![]() |
Stanislaus Wena dan Kanwil Kemenkumham NTT ajak 500 mahasiswa UPG 1945 NTT berdiskusi HAM secara interaktif, tekankan pentingnya kesadaran sejak dini. |
Kupang NTT– Sebanyak 500 mahasiswa Universitas Persatuan Guru (UPG) 1945 NTT mendapatkan pengalaman berbeda dalam pembelajaran tentang Hak Asasi Manusia (HAM), Jumat (3/10).

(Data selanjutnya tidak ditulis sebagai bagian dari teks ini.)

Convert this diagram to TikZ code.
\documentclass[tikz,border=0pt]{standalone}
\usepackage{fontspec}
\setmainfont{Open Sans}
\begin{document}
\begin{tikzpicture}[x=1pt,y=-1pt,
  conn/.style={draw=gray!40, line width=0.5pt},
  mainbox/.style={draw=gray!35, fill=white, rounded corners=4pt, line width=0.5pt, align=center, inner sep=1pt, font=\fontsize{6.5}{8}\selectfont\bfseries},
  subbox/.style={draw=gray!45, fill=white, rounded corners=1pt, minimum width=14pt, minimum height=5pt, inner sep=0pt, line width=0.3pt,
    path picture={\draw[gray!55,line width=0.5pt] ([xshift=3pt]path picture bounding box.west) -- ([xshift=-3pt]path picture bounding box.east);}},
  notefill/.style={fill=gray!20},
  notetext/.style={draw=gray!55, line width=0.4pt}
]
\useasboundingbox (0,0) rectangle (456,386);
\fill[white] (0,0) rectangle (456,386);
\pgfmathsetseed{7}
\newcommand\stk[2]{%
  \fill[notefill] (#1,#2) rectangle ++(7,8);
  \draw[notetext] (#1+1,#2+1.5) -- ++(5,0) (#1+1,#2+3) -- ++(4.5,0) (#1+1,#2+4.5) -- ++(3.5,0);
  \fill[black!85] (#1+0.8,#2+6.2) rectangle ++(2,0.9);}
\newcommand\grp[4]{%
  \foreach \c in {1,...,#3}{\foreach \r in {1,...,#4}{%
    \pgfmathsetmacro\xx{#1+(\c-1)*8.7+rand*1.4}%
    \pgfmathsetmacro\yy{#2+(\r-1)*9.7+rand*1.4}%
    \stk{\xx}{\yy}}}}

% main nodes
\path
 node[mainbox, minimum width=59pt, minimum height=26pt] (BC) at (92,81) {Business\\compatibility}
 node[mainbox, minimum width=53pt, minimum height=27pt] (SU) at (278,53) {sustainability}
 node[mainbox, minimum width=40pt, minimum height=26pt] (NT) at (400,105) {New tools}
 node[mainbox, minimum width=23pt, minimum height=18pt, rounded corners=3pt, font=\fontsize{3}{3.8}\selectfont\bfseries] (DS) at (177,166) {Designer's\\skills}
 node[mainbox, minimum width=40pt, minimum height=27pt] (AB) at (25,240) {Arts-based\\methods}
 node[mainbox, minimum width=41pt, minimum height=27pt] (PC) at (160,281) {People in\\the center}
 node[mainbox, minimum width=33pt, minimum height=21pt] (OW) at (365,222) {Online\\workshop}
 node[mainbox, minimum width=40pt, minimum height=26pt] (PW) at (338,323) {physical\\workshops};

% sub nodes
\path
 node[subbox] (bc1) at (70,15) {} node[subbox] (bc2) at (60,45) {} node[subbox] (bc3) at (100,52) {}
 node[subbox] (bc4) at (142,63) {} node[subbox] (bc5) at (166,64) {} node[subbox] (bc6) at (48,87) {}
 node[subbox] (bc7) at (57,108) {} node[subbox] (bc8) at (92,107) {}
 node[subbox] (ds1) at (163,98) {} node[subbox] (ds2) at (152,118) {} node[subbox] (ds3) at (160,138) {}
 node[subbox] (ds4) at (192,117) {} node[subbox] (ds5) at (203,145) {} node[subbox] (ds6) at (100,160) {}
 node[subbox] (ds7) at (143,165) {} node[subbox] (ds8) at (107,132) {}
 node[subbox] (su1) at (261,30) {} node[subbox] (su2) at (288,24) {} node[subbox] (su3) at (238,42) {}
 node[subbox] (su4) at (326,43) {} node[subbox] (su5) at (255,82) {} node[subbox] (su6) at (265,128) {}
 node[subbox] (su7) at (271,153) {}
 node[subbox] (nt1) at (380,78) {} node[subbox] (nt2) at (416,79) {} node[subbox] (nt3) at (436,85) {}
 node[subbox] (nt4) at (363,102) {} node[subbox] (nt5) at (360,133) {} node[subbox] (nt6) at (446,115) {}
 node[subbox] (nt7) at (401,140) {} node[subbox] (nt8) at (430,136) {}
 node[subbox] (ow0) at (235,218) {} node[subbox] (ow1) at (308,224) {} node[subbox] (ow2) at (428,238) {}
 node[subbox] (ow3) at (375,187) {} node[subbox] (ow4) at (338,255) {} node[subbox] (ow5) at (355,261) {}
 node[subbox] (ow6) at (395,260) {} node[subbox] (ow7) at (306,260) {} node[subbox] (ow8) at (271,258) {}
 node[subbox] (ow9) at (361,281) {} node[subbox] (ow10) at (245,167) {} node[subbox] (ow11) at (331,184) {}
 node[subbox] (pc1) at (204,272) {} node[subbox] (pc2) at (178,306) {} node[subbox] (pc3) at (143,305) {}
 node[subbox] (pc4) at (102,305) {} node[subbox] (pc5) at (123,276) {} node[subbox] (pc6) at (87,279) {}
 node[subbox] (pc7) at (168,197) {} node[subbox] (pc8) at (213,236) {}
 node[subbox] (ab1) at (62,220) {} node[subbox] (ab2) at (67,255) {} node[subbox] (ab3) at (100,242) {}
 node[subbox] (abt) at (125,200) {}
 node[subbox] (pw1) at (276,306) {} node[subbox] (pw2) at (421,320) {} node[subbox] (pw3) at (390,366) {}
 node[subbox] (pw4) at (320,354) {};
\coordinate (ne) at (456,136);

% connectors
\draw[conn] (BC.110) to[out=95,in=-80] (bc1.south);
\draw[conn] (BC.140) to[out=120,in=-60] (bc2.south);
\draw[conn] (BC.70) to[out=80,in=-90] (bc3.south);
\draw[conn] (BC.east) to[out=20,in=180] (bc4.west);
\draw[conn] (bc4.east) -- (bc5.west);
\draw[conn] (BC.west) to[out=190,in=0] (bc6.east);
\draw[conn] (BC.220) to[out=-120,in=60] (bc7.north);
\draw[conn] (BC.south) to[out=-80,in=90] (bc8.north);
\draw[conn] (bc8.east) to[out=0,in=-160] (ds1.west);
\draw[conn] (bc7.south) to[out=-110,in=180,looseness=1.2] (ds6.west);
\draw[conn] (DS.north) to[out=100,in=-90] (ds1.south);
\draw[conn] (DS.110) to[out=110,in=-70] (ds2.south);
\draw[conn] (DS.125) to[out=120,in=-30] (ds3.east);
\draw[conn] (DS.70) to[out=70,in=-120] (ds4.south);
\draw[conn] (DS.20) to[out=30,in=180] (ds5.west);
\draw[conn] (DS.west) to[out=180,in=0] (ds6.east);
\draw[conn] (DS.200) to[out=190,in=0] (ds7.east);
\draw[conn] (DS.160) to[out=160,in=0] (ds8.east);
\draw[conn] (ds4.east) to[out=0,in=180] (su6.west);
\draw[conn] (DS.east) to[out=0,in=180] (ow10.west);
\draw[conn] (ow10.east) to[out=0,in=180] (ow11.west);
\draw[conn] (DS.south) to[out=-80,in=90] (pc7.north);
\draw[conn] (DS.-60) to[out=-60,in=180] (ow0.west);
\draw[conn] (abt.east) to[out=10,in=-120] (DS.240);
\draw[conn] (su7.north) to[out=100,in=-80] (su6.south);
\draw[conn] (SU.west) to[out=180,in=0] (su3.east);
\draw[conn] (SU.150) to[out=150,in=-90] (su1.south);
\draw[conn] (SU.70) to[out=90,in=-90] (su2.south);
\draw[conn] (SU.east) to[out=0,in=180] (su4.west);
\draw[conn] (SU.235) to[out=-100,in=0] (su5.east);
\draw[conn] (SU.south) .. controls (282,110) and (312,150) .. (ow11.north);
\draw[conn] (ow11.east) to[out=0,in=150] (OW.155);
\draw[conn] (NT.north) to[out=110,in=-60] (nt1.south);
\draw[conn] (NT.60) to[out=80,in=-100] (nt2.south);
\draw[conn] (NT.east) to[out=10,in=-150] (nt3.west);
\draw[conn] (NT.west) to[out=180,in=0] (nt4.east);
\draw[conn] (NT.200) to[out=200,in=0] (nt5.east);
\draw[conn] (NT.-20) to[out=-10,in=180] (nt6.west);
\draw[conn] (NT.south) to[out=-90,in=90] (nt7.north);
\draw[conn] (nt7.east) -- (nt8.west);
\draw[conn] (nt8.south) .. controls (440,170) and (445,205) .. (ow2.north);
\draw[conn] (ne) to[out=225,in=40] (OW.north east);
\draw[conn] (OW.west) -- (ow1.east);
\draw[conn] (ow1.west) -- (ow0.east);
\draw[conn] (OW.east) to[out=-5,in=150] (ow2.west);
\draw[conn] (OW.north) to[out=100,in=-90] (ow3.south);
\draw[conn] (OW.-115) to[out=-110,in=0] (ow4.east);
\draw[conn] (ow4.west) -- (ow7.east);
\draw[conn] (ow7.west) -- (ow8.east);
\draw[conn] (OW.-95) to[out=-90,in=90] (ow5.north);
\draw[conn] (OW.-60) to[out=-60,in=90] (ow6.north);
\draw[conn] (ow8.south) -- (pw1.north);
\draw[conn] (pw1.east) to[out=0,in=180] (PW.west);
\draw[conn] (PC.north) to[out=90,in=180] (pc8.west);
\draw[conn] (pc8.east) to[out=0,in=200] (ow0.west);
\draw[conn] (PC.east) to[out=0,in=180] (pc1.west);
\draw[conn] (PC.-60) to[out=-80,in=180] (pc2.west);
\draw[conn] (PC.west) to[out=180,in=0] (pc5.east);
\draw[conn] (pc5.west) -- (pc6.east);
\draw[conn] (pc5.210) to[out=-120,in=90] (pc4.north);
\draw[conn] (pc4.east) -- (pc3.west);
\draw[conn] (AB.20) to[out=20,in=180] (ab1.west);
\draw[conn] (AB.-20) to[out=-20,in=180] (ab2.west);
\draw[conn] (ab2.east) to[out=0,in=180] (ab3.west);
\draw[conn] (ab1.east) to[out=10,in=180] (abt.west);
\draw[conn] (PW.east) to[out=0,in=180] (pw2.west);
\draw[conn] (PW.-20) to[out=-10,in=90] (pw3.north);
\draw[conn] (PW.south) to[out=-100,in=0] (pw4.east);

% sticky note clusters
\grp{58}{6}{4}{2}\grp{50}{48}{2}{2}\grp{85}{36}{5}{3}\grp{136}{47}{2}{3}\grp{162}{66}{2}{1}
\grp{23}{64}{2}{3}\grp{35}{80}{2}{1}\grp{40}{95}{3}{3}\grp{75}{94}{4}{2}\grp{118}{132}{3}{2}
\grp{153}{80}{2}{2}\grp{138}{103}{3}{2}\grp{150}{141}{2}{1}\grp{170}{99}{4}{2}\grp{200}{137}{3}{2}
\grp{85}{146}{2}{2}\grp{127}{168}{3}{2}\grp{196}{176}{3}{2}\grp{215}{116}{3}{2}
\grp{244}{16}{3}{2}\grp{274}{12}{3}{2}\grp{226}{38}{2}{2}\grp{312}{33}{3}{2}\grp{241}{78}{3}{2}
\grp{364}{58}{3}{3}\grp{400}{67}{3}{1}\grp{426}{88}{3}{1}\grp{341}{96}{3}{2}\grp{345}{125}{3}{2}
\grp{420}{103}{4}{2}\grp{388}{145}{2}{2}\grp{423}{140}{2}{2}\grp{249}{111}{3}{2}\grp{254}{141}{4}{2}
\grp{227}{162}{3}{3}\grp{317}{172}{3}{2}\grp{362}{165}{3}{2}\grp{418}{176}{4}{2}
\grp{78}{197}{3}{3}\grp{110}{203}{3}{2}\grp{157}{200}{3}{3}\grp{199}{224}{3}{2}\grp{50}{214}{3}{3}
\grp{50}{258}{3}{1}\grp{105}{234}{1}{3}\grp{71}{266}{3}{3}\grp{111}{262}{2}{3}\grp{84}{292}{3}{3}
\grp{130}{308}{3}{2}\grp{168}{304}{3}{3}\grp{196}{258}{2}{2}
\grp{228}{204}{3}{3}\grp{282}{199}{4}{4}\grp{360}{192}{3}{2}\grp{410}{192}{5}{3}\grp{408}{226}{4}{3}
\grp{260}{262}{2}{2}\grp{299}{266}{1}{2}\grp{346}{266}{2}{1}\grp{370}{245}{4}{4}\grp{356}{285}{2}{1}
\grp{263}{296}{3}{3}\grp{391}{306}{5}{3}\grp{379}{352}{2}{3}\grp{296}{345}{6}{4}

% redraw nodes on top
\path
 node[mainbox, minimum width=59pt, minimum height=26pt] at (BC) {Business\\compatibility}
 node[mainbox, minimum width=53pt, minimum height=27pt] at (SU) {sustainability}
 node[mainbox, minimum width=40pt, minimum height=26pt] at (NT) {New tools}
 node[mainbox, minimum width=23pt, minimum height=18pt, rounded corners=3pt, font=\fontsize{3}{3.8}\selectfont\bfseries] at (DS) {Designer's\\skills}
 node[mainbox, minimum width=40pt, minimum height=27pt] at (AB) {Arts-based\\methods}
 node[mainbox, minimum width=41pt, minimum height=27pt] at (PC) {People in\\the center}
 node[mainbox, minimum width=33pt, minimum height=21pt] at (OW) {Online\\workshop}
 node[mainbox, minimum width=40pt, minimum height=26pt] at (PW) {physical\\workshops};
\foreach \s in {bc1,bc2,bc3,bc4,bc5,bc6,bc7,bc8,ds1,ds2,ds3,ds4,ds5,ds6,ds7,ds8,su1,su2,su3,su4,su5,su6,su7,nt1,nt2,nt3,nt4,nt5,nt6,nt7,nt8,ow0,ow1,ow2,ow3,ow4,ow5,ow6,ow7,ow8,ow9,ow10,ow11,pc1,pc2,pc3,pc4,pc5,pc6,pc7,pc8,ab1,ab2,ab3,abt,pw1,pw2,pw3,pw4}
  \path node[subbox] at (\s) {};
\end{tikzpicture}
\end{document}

Kegiatan ini menghadirkan dua narasumber, yakni Stanislaus Wena, Staf Khusus Menteri Hukum dan HAM RI Bidang Hubungan Antar Lembaga dan Hubungan Internasional, serta Kanwil Kemenkumham NTT melalui Hiro.
Berbeda dengan kuliah umum biasanya, kegiatan ini berlangsung di halaman kampus UPG 1945 NTT dengan suasana yang lebih terbuka, interaktif, dan penuh semangat.
Dalam penyampaiannya, Stanislaus Wena memilih metode yang tidak biasa. Ia mengajak mahasiswa bertanya langsung, lalu menjawab satu per satu pertanyaan dengan gaya santai dan penuh contoh konkret. Bahkan, ia menyiapkan hadiah uang tunai bagi penanya terbaik untuk memacu antusiasme mahasiswa.
“Penghormatan tertinggi terhadap manusia adalah melihat orang lain sebagai diri kita yang lain. Kalau kita sudah punya kesadaran kolektif, maka perdamaian bukan sekadar utopia, tapi bisa menjadi kenyataan,” tegasnya.
Ia juga menyoroti tantangan di era digital. Menurutnya, derasnya arus informasi bisa bermanfaat, tetapi juga bisa menjerumuskan jika tidak diimbangi nalar kritis. “Mahasiswa harus mampu membedakan mana informasi benar dan mana hoaks. Tanpa itu, kita bisa jadi korban atau pelaku penyebaran informasi sesat,” jelasnya.
Stanislaus juga menyinggung persoalan bullying, kesetaraan gender, hingga pentingnya menjunjung martabat manusia dalam kehidupan kampus. Ia menekankan bahwa HAM bukan sekadar teori, tetapi harus diwujudkan dalam tindakan nyata.
Sementara itu, dari Kanwil Kemenkumham NTT, Hiro memberikan penjelasan tentang dasar hukum HAM di Indonesia, yakni UU No. 39 Tahun 1999. Ia menegaskan bahwa HAM adalah hak dasar yang melekat sejak manusia dalam kandungan hingga akhir hayat, karena keberadaannya sebagai ciptaan Tuhan.
Menurut Hiro, esensi HAM justru bisa dilihat dari hal-hal sederhana. “HAM bukan hanya teori besar. Esensinya bisa kita lihat dari bagaimana kita memperlakukan teman sebangku di ruang kelas. Itulah bentuk penghormatan martabat manusia,” ujarnya.
Ia kemudian menguraikan 10 hak dasar manusia, di antaranya hak hidup, hak memperoleh pendidikan, hak atas kesehatan, hak kebebasan pribadi, hak kesejahteraan, hingga hak perlindungan bagi perempuan, anak, dan kelompok rentan.
Lebih lanjut, Hiro juga memperkenalkan prinsip-prinsip HAM internasional yang bersifat universal, mencakup keadilan, non-diskriminasi, kesetaraan gender, serta tanggung jawab negara dalam memenuhi kebutuhan dasar warganya.
“Hak-hak ini saling berkaitan. Jika hak atas kesehatan tidak terpenuhi, maka hak atas pendidikan pun akan terhambat. Karena itu, negara wajib hadir untuk menjamin semua hak dasar terpenuhi,” tegasnya.
Kehadiran Stanislaus Wena dan Hiro dari Kanwil Kemenkumham NTT ini memberikan pemahaman baru bagi mahasiswa UPG 1945 NTT. Mereka bukan hanya diajak memahami HAM sebagai teori hukum, tetapi juga menyadari bahwa nilai-nilai HAM bisa dipraktikkan dalam kehidupan sehari-hari, termasuk di lingkungan kampus.
Dengan metode interaktif dan pemaparan yang sederhana, kegiatan ini meninggalkan kesan mendalam. Mahasiswa didorong untuk menjadi agen perubahan, yang mampu menegakkan nilai kemanusiaan dan membangun peradaban Indonesia yang lebih adil, setara, dan manusiawi.